-- start GIVEN DATA --
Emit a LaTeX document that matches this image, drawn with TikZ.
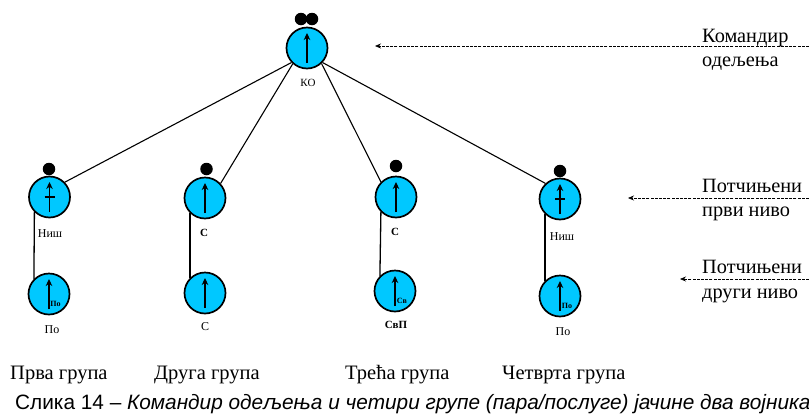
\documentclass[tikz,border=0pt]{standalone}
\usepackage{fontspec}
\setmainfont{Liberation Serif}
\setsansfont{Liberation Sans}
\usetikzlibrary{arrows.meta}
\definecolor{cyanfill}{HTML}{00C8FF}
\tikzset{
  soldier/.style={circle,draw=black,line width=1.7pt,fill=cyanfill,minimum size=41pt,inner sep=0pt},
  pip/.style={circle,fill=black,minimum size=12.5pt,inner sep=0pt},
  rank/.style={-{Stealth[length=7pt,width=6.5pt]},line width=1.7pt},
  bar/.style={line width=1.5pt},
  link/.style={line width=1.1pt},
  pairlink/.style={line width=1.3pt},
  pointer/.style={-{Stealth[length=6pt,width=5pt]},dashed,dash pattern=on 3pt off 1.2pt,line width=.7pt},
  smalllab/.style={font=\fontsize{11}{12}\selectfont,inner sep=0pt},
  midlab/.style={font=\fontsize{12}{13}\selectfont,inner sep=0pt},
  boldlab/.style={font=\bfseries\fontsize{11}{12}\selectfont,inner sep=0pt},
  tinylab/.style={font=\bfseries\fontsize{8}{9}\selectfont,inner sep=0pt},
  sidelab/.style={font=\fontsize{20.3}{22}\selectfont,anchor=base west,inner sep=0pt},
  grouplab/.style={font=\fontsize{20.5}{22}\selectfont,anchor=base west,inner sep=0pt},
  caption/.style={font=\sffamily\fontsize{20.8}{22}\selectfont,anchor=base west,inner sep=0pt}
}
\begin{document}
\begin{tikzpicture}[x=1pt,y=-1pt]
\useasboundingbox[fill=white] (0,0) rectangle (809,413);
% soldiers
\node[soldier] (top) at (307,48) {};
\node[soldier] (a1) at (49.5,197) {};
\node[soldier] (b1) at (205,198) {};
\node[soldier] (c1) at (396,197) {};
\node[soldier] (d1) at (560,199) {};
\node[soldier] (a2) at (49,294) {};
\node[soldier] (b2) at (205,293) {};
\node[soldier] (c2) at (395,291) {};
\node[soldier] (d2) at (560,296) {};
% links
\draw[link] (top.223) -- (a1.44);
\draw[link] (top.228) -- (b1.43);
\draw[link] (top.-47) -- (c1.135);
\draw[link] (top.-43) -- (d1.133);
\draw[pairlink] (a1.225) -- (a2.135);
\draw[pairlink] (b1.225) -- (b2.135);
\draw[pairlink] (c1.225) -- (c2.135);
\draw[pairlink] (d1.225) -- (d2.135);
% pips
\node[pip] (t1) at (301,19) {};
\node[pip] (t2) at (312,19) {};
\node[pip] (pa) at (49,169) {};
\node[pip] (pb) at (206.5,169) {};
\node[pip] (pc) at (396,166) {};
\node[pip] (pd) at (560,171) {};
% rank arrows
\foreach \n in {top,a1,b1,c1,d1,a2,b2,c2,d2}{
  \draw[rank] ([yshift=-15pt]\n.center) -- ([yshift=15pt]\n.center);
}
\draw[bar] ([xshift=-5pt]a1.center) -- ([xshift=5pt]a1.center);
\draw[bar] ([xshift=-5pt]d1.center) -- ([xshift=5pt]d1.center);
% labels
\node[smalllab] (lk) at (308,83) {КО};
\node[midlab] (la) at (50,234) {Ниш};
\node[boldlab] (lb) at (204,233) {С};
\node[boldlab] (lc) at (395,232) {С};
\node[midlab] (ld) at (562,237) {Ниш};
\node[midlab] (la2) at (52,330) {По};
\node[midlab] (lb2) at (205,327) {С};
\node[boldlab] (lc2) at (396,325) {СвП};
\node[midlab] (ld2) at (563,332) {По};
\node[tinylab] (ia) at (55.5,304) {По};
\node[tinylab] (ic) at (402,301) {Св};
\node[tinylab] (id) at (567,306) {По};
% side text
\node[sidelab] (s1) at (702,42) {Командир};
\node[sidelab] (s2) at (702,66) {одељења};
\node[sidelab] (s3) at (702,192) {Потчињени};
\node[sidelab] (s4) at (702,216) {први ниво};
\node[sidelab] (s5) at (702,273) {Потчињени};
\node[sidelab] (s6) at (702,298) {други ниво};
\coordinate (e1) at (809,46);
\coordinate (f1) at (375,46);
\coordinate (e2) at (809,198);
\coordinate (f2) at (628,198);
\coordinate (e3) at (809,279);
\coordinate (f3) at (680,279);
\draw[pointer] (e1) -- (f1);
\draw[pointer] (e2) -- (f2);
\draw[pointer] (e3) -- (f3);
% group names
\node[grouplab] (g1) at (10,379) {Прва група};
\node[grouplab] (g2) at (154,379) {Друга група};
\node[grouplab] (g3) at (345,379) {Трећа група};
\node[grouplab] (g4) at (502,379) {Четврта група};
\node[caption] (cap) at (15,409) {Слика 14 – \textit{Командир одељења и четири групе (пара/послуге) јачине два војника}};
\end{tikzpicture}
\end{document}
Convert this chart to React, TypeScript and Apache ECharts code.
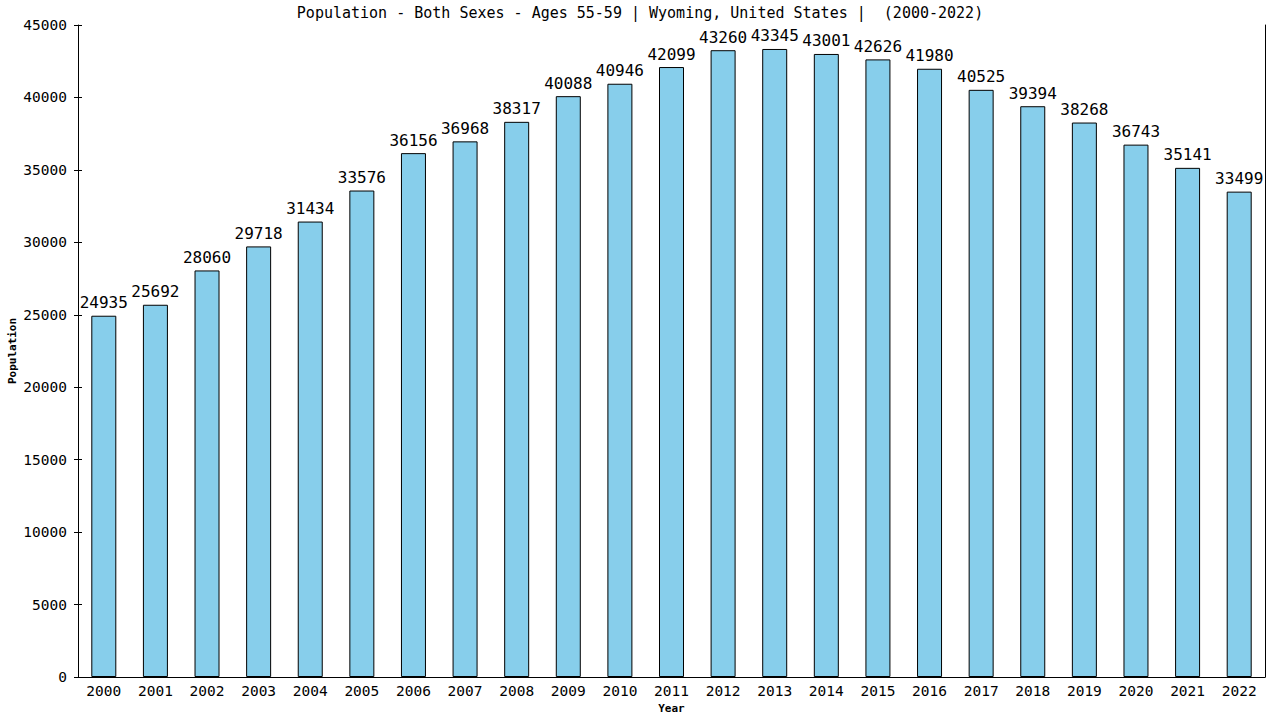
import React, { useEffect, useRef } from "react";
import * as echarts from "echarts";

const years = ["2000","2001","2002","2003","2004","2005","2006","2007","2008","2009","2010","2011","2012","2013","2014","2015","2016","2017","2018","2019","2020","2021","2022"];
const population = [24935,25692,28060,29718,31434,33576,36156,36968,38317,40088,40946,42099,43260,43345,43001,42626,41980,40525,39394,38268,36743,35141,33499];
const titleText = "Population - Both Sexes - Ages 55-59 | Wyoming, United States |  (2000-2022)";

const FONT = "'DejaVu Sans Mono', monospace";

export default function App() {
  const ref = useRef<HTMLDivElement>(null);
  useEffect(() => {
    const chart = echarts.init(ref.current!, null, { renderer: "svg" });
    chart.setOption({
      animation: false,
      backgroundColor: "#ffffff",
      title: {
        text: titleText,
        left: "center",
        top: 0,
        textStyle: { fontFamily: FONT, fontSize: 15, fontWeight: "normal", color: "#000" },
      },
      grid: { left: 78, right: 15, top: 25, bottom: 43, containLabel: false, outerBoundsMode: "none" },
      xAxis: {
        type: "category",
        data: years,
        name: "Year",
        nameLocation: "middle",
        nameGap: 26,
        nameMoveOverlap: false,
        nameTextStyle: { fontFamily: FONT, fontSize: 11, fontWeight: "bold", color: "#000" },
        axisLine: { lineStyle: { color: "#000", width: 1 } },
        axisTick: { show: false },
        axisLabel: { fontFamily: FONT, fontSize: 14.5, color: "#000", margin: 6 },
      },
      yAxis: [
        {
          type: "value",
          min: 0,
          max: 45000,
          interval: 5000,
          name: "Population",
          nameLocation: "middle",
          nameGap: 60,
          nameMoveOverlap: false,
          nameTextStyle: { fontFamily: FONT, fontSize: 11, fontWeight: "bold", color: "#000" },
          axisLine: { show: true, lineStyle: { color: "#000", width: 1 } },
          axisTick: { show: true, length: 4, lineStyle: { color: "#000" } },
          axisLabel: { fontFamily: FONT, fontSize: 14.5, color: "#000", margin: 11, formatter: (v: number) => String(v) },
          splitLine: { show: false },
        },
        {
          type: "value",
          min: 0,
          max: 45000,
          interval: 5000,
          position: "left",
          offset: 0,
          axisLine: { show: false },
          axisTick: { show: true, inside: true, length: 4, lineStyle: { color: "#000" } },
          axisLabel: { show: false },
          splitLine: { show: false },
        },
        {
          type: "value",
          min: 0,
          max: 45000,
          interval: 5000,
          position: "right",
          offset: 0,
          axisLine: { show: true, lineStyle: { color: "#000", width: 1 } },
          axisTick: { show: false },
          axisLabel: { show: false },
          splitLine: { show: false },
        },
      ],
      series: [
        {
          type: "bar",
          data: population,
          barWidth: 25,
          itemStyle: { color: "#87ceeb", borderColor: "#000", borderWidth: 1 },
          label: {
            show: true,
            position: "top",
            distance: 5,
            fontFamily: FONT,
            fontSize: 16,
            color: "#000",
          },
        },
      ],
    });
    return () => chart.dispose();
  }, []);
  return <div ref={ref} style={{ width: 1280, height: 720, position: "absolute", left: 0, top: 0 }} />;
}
-- end GIVEN DATA --
### WRITTEN TASK
In the listing above, find the line with "Convert this chart" and the line with "import * as". Copy exactly those two and every line between, without the pictures.

### EXERCISE RESULT
Convert this chart to React, TypeScript and Apache ECharts code.
import React, { useEffect, useRef } from "react";
import * as echarts from "echarts";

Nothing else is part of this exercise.